• [Dataset section]:
--*--

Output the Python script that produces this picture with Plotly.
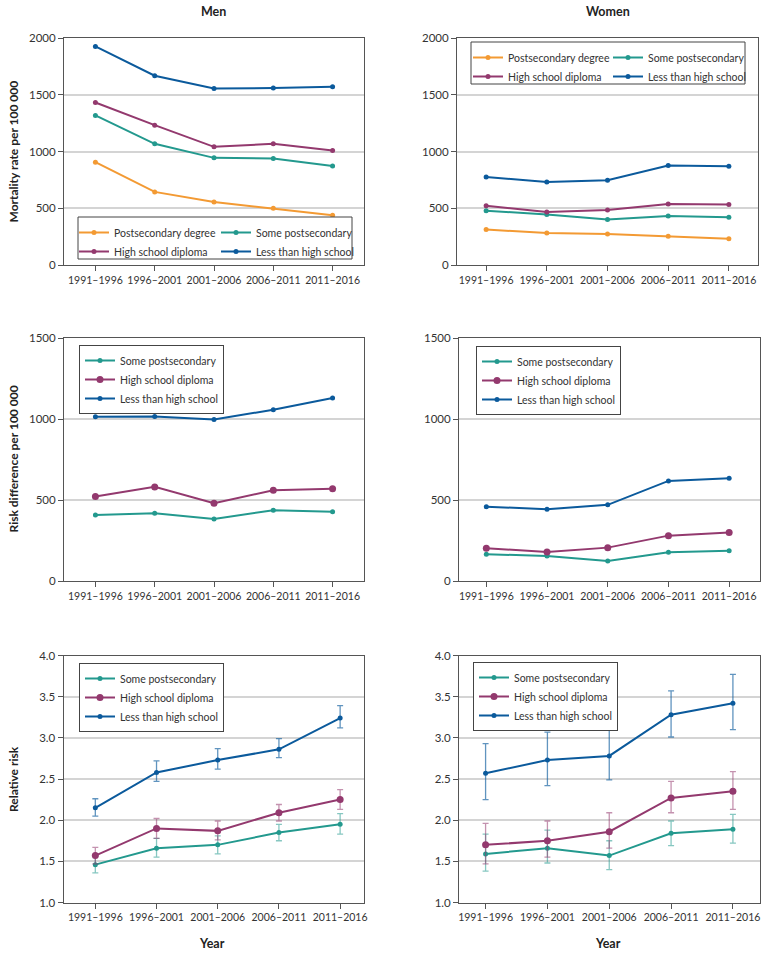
import plotly.graph_objects as go

periods = ["1991–1996", "1996–2001", "2001–2006", "2006–2011", "2011–2016"]

# Mortality rate per 100 000
men_rate_postsec = [906, 644, 556, 500, 438]
men_rate_some = [1318, 1068, 944, 938, 873]
men_rate_hs = [1432, 1232, 1041, 1068, 1009]
men_rate_less = [1926, 1668, 1556, 1559, 1571]

women_rate_postsec = [312, 282, 274, 253, 232]
women_rate_some = [479, 444, 400, 432, 421]
women_rate_hs = [521, 468, 485, 538, 532]
women_rate_less = [776, 732, 747, 876, 870]

# Risk difference per 100 000
men_rd_some = [408, 418, 383, 437, 428]
men_rd_hs = [521, 581, 480, 560, 569]
men_rd_less = [1014, 1016, 997, 1057, 1129]

women_rd_some = [165, 155, 124, 177, 187]
women_rd_hs = [202, 179, 206, 280, 299]
women_rd_less = [459, 443, 470, 618, 634]

# Relative risk with 95% CI
men_rr_some = [1.46, 1.66, 1.70, 1.85, 1.95]
men_rr_some_lo = [1.36, 1.55, 1.59, 1.75, 1.83]
men_rr_some_hi = [1.56, 1.78, 1.81, 1.95, 2.08]
men_rr_hs = [1.57, 1.90, 1.87, 2.09, 2.25]
men_rr_hs_lo = [1.47, 1.78, 1.76, 1.99, 2.13]
men_rr_hs_hi = [1.67, 2.02, 1.99, 2.19, 2.37]
men_rr_less = [2.15, 2.58, 2.73, 2.86, 3.24]
men_rr_less_lo = [2.05, 2.47, 2.62, 2.76, 3.12]
men_rr_less_hi = [2.26, 2.72, 2.87, 2.99, 3.39]

women_rr_some = [1.59, 1.66, 1.57, 1.84, 1.89]
women_rr_some_lo = [1.38, 1.48, 1.40, 1.69, 1.72]
women_rr_some_hi = [1.83, 1.88, 1.75, 1.99, 2.07]
women_rr_hs = [1.70, 1.75, 1.86, 2.27, 2.35]
women_rr_hs_lo = [1.47, 1.55, 1.66, 2.09, 2.13]
women_rr_hs_hi = [1.96, 1.99, 2.09, 2.47, 2.59]
women_rr_less = [2.57, 2.73, 2.78, 3.28, 3.42]
women_rr_less_lo = [2.25, 2.42, 2.49, 3.01, 3.10]
women_rr_less_hi = [2.93, 3.07, 3.10, 3.57, 3.77]

C_POST = "#F39A33"
C_SOME = "#23998E"
C_HS = "#93396E"
C_LESS = "#0B5A9C"
C_SOME_E = "rgba(35,153,142,0.55)"
C_HS_E = "rgba(147,57,110,0.55)"
C_LESS_E = "rgba(11,90,156,0.65)"

W, H = 767, 955
FONT = "Lato, 'Noto Sans', sans-serif"
fig = go.Figure()


def px_x(a, b):
    return [a / W, b / W]


def px_y(top, bottom):
    return [1 - bottom / H, 1 - top / H]


idx = list(range(len(periods)))


def add_line(name, vals, color, xa, ya, leg, msize=5, err=None, ecolor=None):
    kw = {}
    if err is not None:
        lo, hi = err
        kw["error_y"] = dict(type="data", symmetric=False,
                             array=[h - v for h, v in zip(hi, vals)],
                             arrayminus=[v - l for l, v in zip(lo, vals)],
                             color=ecolor, thickness=1.3, width=3)
    fig.add_trace(go.Scatter(
        x=idx, y=vals, name=name, mode="lines+markers",
        line=dict(color=color, width=2), marker=dict(color=color, size=msize),
        xaxis=xa, yaxis=ya, legend=leg, **kw))


# Panel 1: men rate (two-column legend: legend / legend7)
add_line("Postsecondary degree", men_rate_postsec, C_POST, "x", "y", "legend")
add_line("Some postsecondary", men_rate_some, C_SOME, "x", "y", "legend7")
add_line("High school diploma", men_rate_hs, C_HS, "x", "y", "legend")
add_line("Less than high school", men_rate_less, C_LESS, "x", "y", "legend7")
# Panel 2: women rate (legend2 / legend8)
add_line("Postsecondary degree", women_rate_postsec, C_POST, "x2", "y2", "legend2")
add_line("Some postsecondary", women_rate_some, C_SOME, "x2", "y2", "legend8")
add_line("High school diploma", women_rate_hs, C_HS, "x2", "y2", "legend2")
add_line("Less than high school", women_rate_less, C_LESS, "x2", "y2", "legend8")
# Panel 3: men RD
add_line("Some postsecondary", men_rd_some, C_SOME, "x3", "y3", "legend3")
add_line("High school diploma", men_rd_hs, C_HS, "x3", "y3", "legend3", msize=7)
add_line("Less than high school", men_rd_less, C_LESS, "x3", "y3", "legend3")
# Panel 4: women RD
add_line("Some postsecondary", women_rd_some, C_SOME, "x4", "y4", "legend4")
add_line("High school diploma", women_rd_hs, C_HS, "x4", "y4", "legend4", msize=7)
add_line("Less than high school", women_rd_less, C_LESS, "x4", "y4", "legend4")
# Panel 5: men RR
add_line("Some postsecondary", men_rr_some, C_SOME, "x5", "y5", "legend5",
         err=(men_rr_some_lo, men_rr_some_hi), ecolor=C_SOME_E)
add_line("High school diploma", men_rr_hs, C_HS, "x5", "y5", "legend5", msize=7,
         err=(men_rr_hs_lo, men_rr_hs_hi), ecolor=C_HS_E)
add_line("Less than high school", men_rr_less, C_LESS, "x5", "y5", "legend5",
         err=(men_rr_less_lo, men_rr_less_hi), ecolor=C_LESS_E)
# Panel 6: women RR
add_line("Some postsecondary", women_rr_some, C_SOME, "x6", "y6", "legend6",
         err=(women_rr_some_lo, women_rr_some_hi), ecolor=C_SOME_E)
add_line("High school diploma", women_rr_hs, C_HS, "x6", "y6", "legend6", msize=7,
         err=(women_rr_hs_lo, women_rr_hs_hi), ecolor=C_HS_E)
add_line("Less than high school", women_rr_less, C_LESS, "x6", "y6", "legend6",
         err=(women_rr_less_lo, women_rr_less_hi), ecolor=C_LESS_E)

panels = [
    # (xdomain px, ydomain px, xrange, yrange, dtick, fmt)
    ((64, 364), (38, 265), [-0.53, 4.53], [0, 2000], 500, None),
    ((457, 758), (38, 265), [-0.48, 4.48], [0, 2000], 500, None),
    ((64, 364), (338, 581), [-0.53, 4.53], [0, 1500], 500, None),
    ((459, 759.5), (338, 581), [-0.45, 4.5], [0, 1500], 500, None),
    ((63.5, 364), (655.5, 902.5), [-0.52, 4.39], [1, 4], 0.5, ".1f"),
    ((459, 759.5), (655.5, 902.5), [-0.43, 4.43], [1, 4], 0.5, ".1f"),
]

layout = dict(
    width=W, height=H, margin=dict(l=0, r=0, t=0, b=0, autoexpand=False),
    paper_bgcolor="white", plot_bgcolor="white",
    font=dict(family=FONT, size=11, color="#333333"),
    showlegend=True,
)

for i, (xd, yd, xr, yr, dt, fmt) in enumerate(panels, start=1):
    sx = "" if i == 1 else str(i)
    layout["xaxis" + sx] = dict(
        domain=px_x(*xd), range=xr, tickmode="array", tickvals=idx, ticktext=periods,
        tickangle=0, showgrid=False, zeroline=False, showline=True, mirror=True,
        linecolor="#555555", linewidth=1, ticks="outside", ticklen=5, tickcolor="#555555",
        tickfont=dict(size=10.5, color="#333333"), anchor="y" + sx, fixedrange=True)
    ya = dict(
        domain=px_y(*yd), range=yr, dtick=dt, tick0=0,
        showgrid=True, gridcolor="#d4d4d4", gridwidth=1.5, zeroline=False,
        showline=True, mirror=True, linecolor="#555555", linewidth=1,
        ticks="outside", ticklen=5, tickcolor="#555555",
        tickfont=dict(size=11.5, color="#333333"), anchor="x" + sx, fixedrange=True)
    if fmt:
        ya["tickformat"] = fmt
    layout["yaxis" + sx] = ya

leg_font = dict(size=10.5, color="#333333")
leg_plain = dict(bgcolor="rgba(0,0,0,0)", borderwidth=0, font=leg_font,
                 xanchor="left", yanchor="top", tracegroupgap=0, itemwidth=30,
                 orientation="v")
leg_box = dict(bgcolor="white", bordercolor="#444444", borderwidth=1, font=leg_font,
               xanchor="left", yanchor="top", tracegroupgap=0, itemwidth=30,
               orientation="v")
# two-column legends (left px, top px), framed by a shape
leg_pos2 = {
    "legend": (74, 218), "legend7": (216, 218),
    "legend2": (468, 43), "legend8": (608, 43),
}
for k, (lx, ly) in leg_pos2.items():
    layout[k] = dict(leg_plain, x=lx / W, y=1 - ly / H)
# three-row legends with their own frame
leg_pos3 = {"legend3": (79, 345), "legend4": (476, 346),
            "legend5": (79, 663), "legend6": (473, 662)}
for k, (lx, ly) in leg_pos3.items():
    layout[k] = dict(leg_box, x=lx / W, y=1 - ly / H)

frames = [(78, 217, 352, 259), (471, 42, 745, 84)]
layout["shapes"] = [dict(type="rect", xref="paper", yref="paper",
                         x0=x0 / W, x1=x1 / W, y0=1 - y1 / H, y1=1 - y0 / H,
                         line=dict(color="#444444", width=1), fillcolor="white",
                         layer="above") for x0, y0, x1, y1 in frames]

fig.update_layout(**layout)

ann = []
title_font = dict(family=FONT, size=12.5, color="#222222")
for txt, xp, yp in [("<b>Men</b>", 213, 12), ("<b>Women</b>", 608, 12),
                    ("<b>Year</b>", 212, 943), ("<b>Year</b>", 608, 943)]:
    ann.append(dict(text=txt, x=xp / W, y=1 - yp / H, xref="paper", yref="paper",
                    showarrow=False, xanchor="center", yanchor="middle", font=title_font))
for txt, yp in [("<b>Mortality rate per 100 000</b>", 151.5),
                ("<b>Risk difference per 100 000</b>", 459.5),
                ("<b>Relative risk</b>", 779)]:
    ann.append(dict(text=txt, x=13 / W, y=1 - yp / H, xref="paper", yref="paper",
                    showarrow=False, xanchor="center", yanchor="middle", textangle=-90,
                    font=dict(title_font, size=12)))
fig.update_layout(annotations=ann)

fig.write_html("out.html", config={"displayModeBar": False},
               post_script="document.body.style.margin='0px';"
                           "document.body.style.overflow='hidden';")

--*--

Write out exactly the opening lines of the data, stopping after the line that holds "return [1 - bottom / H, 1 - top / H]". Exclude pictures.

• [Task answer]:
Output the Python script that produces this picture with Plotly.
import plotly.graph_objects as go

periods = ["1991–1996", "1996–2001", "2001–2006", "2006–2011", "2011–2016"]

# Mortality rate per 100 000
men_rate_postsec = [906, 644, 556, 500, 438]
men_rate_some = [1318, 1068, 944, 938, 873]
men_rate_hs = [1432, 1232, 1041, 1068, 1009]
men_rate_less = [1926, 1668, 1556, 1559, 1571]

women_rate_postsec = [312, 282, 274, 253, 232]
women_rate_some = [479, 444, 400, 432, 421]
women_rate_hs = [521, 468, 485, 538, 532]
women_rate_less = [776, 732, 747, 876, 870]

# Risk difference per 100 000
men_rd_some = [408, 418, 383, 437, 428]
men_rd_hs = [521, 581, 480, 560, 569]
men_rd_less = [1014, 1016, 997, 1057, 1129]

women_rd_some = [165, 155, 124, 177, 187]
women_rd_hs = [202, 179, 206, 280, 299]
women_rd_less = [459, 443, 470, 618, 634]

# Relative risk with 95% CI
men_rr_some = [1.46, 1.66, 1.70, 1.85, 1.95]
men_rr_some_lo = [1.36, 1.55, 1.59, 1.75, 1.83]
men_rr_some_hi = [1.56, 1.78, 1.81, 1.95, 2.08]
men_rr_hs = [1.57, 1.90, 1.87, 2.09, 2.25]
men_rr_hs_lo = [1.47, 1.78, 1.76, 1.99, 2.13]
men_rr_hs_hi = [1.67, 2.02, 1.99, 2.19, 2.37]
men_rr_less = [2.15, 2.58, 2.73, 2.86, 3.24]
men_rr_less_lo = [2.05, 2.47, 2.62, 2.76, 3.12]
men_rr_less_hi = [2.26, 2.72, 2.87, 2.99, 3.39]

women_rr_some = [1.59, 1.66, 1.57, 1.84, 1.89]
women_rr_some_lo = [1.38, 1.48, 1.40, 1.69, 1.72]
women_rr_some_hi = [1.83, 1.88, 1.75, 1.99, 2.07]
women_rr_hs = [1.70, 1.75, 1.86, 2.27, 2.35]
women_rr_hs_lo = [1.47, 1.55, 1.66, 2.09, 2.13]
women_rr_hs_hi = [1.96, 1.99, 2.09, 2.47, 2.59]
women_rr_less = [2.57, 2.73, 2.78, 3.28, 3.42]
women_rr_less_lo = [2.25, 2.42, 2.49, 3.01, 3.10]
women_rr_less_hi = [2.93, 3.07, 3.10, 3.57, 3.77]

C_POST = "#F39A33"
C_SOME = "#23998E"
C_HS = "#93396E"
C_LESS = "#0B5A9C"
C_SOME_E = "rgba(35,153,142,0.55)"
C_HS_E = "rgba(147,57,110,0.55)"
C_LESS_E = "rgba(11,90,156,0.65)"

W, H = 767, 955
FONT = "Lato, 'Noto Sans', sans-serif"
fig = go.Figure()


def px_x(a, b):
    return [a / W, b / W]


def px_y(top, bottom):
    return [1 - bottom / H, 1 - top / H]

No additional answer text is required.